KLFZ
- Jacksonville, Texas; United States;
- Broadcast area: Tyler, Texas
- Frequency: 102.3 MHz
- Branding: Fuzíon

Programming
- Language: Spanish
- Format: Christian

Ownership
- Owner: Encouragement Media Group; (Educational Radio Foundation of East Texas, Inc.);
- Sister stations: KVNE; KZWL; KELW; KHFZ; KGFZ; KVFZ;

History
- First air date: December 30, 1993 (as Class A KSIZ)
- Former call signs: KSIZ (1991–1998) KLJT (1998–2022)
- Call sign meaning: "Fuzíon" (branding)

Technical information
- Licensing authority: FCC
- Facility ID: 57204
- Class: C2
- ERP: 50,000 watts
- HAAT: 150 meters (490 ft)
- Repeaters: KHFZ Pittsburg KVFZ Benton KGFZ Burke

Links
- Public license information: Public file; LMS;
- Website: mifuzion.com

= KLFZ =

Radio station in Jacksonville–Tyler–Longview, Texas

KLFZ (102.3 FM) is a terrestrial American radio station, owned by Encouragement Media Group, and serving as the flagship of the Fuzíon Radio network of Spanish language Christian stations across east Texas and northwest Louisiana. Licensed to Jacksonville, Texas, United States, KLFZ serves the Tyler metropolitan area and simulcasts programming with its sister stations 103.1 KHFZ Pittsburg serving the Longview area, 97.7 KGFZ Burke, serving Lufkin-Nacogdoches and the Piney Woods of Deep East Texas, and KVFZ Benton, Louisiana, serving Shreveport-Bossier City.

==History==
The station was assigned call sign KSIZ on February 22, 1991. On January 20, 1998, the station changed its call sign to KLJT. In 2008, the station flipped to a Top 40 (CHR) format with programming from the Hits Now! network while retaining "The Breeze" moniker.

On August 1, 2016, KLJT and sister stations KFRO-FM, KMPA, and KZXM were taken off the air and the staff of those stations were let go and locked out without warning by Susie Waller, the daughter of the deceased owner of the station, Dudley Waller. The website remained active through mid-August, but it was redirected to a "WordPress For Broadcasters" page due to the aforementioned lockout of staff, plus it could no longer stream any live broadcasts. The staff for "The Morning Madhouse" show apologized and thanked their listeners as well as explaining the incident in detail on the show's Facebook page.

On February 17, 2017, Waller Broadcasting filed for an extension of the Special Temporary Authority allowing KLJT and its three sisters to remain silent for an additional 180 days. The application also stated that a buyer had been found for the stations, and was expected to announce a deal to transfer the four stations' licenses, pending F.C.C. approval, within the next 30 days.

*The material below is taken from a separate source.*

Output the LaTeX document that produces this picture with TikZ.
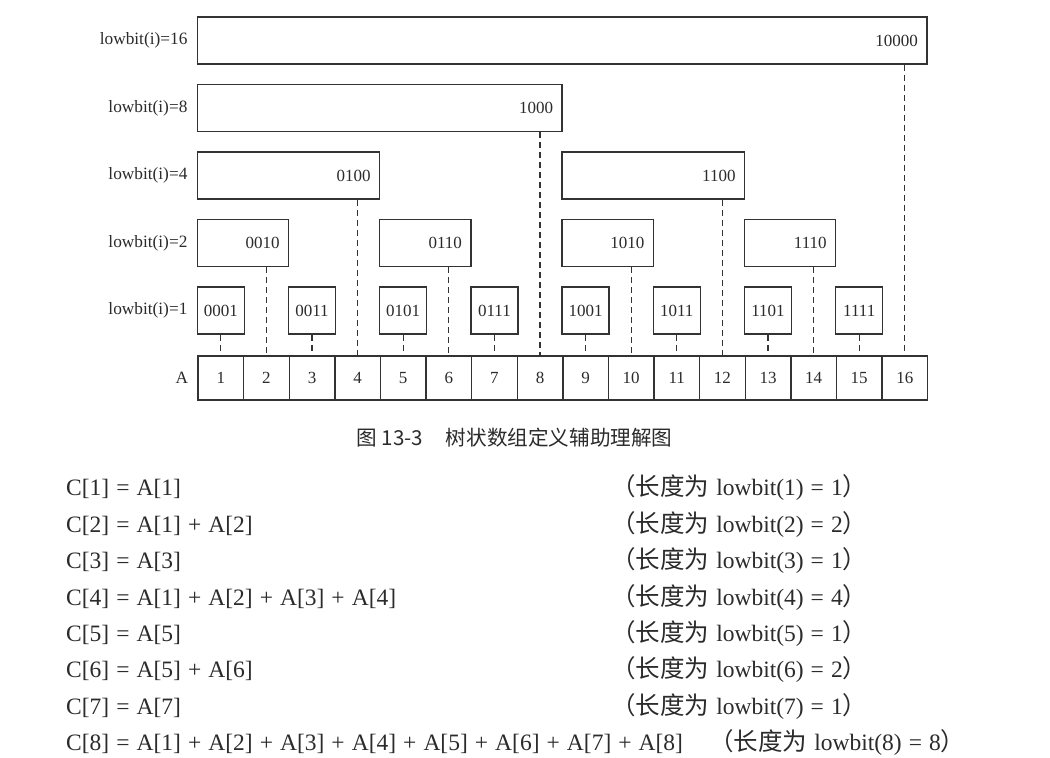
\documentclass[tikz,border=0pt]{standalone}
\usepackage{fontspec}
\setmainfont{Liberation Serif}
\newfontfamily\cjk{Noto Sans CJK SC}
\usetikzlibrary{positioning}
\definecolor{ink}{gray}{0.17}
\definecolor{rule}{gray}{0.2}
\newcommand\notecjk[1]{{\cjk\fontsize{24.5}{24}\selectfont #1}}
\tikzset{
  cbox/.style={draw=rule, line width=1.4pt, minimum height=47pt, inner xsep=9pt, inner ysep=0pt, align=right, font=\fontsize{17}{17}\selectfont, text=ink},
  leafbox/.style={draw=rule, line width=1.4pt, minimum height=47pt, minimum width=47pt, inner sep=0pt, font=\fontsize{17}{17}\selectfont, text=ink},
  acell/.style={draw=rule, line width=1.4pt, minimum width=45.6pt, minimum height=44pt, inner sep=0pt, font=\fontsize{17}{17}\selectfont, text=ink},
  rowlabel/.style={inner sep=0pt, font=\fontsize{17.3}{17}\selectfont, text=ink},
  link/.style={draw=rule, line width=1.3pt, dash pattern=on 6pt off 4pt},
  eqline/.style={anchor=base west, inner sep=0pt, font=\fontsize{23.5}{24}\selectfont, text=ink, execute at begin node={\spaceskip=0.3em\relax}},
}

\begin{document}
\begin{tikzpicture}[x=1pt, y=1pt]
\useasboundingbox[fill=white] (0,0) rectangle (1050,758);

% array A
\foreach \i in {1,...,16}
  \node[acell] (a\i) at ({198+(\i-0.5)*45.6}, 380) {\i};
\node[rowlabel, left=9pt of a1] (rowA) {A};

% C boxes: leaves first, then the wider ones
\foreach \i/\lbl in {1/0001, 3/0011, 5/0101, 7/0111, 9/1001, 11/1011, 13/1101, 15/1111}
  \node[leafbox] (c\i) at ({198+(\i-0.5)*45.6}, 447.5) {\lbl};
\foreach \i/\k/\lbl in {2/1/0010, 6/1/0110, 10/1/1010, 14/1/1110, 4/2/0100, 12/2/1100, 8/3/1000, 16/4/10000} {
  \pgfmathsetmacro\w{2^\k*45.6-18}
  \node[cbox, text width=\w pt, anchor=east] (c\i) at ({198+\i*45.6}, {447.5+67.5*\k}) {\lbl};
}

% dashed drops to the array
\foreach \i in {1,...,16}
  \draw[link] (a\i.north |- c\i.south) -- (a\i.north);

\foreach \j in {1,2,4,8,16}
  \node[rowlabel, left=9pt of c\j] (lb\j) {lowbit(i)=\j};

\node[font=\cjk\fontsize{20.6}{21}\selectfont, text=ink] (cap) at (514.5, 320) {图 13-3\hspace{1.1em}树状数组定义辅助理解图};

% the sums
\foreach \n/\rhs in {1/{A[1]}, 2/{A[1] + A[2]}, 3/{A[3]}, 4/{A[1] + A[2] + A[3] + A[4]}, 5/{A[5]}, 6/{A[5] + A[6]}, 7/{A[7]}, 8/{A[1] + A[2] + A[3] + A[4] + A[5] + A[6] + A[7] + A[8]}}
  \node[eqline] (eq\n) at (66, {262-36.4*(\n-1)}) {C[\n] = \rhs};
\foreach \n/\len in {1/1, 2/2, 3/1, 4/4, 5/1, 6/2, 7/1}
  \node[eqline] (note\n) at (611, {262-36.4*(\n-1)}) {\notecjk{（长度为} lowbit(\n) = \len\notecjk{）}};
\node[eqline] (note8) at (709, {262-36.4*7}) {\notecjk{（长度为} lowbit(8) = 8\notecjk{）}};
\end{tikzpicture}
\end{document}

On July 3, 2017, East Texas Results Group (operated by Paul Coates and Mike Huckabee) began its temporary lease of KLJT & KFRO-FM from Dorothy Waller, and relaunched the CHR format as Fun Radio after being absent from the airwaves for almost a year.

On October 31, 2017, the license transfer was granted by the Federal Communications Commission for KLJT and its three sister stations, KFRO-FM, KMPA, and KZXM. The deal was consummated on March 8, 2018, at a purchase price of $1.2 million.

On June 10, 2019, East Texas Results Media filed to transfer the license of KLJT and its three sister stations to Encouragement Media Group, who in turn applied to turn all four facilities non-commercial. The Foundation broadcasts Christian programming.

KLJT featured a Top 40 playlist branded as Fun! 95.3/102.3 prior to the sale of the facility to Encouragement Media Group, simulcasted on sister station 95.3 KFRO-FM Gilmer. The station broadcast in HD radio until it went silent in July 2019.

"Fun 95.3 & 102.3" left the air in mid-July 2019, pending transfer of the facility's license.

The sale of KLJT and its three sister stations was consummated on October 8, 2019, with ERFET officially taking control of the licenses and facilities.

Encouragement Media Group announced that they would launch a full service Spanish language Christian format on both KLJT and KMPA. The new format launched in January 2020, as announced in late October 2019.

The station changed its call sign to KLFZ on July 22, 2022.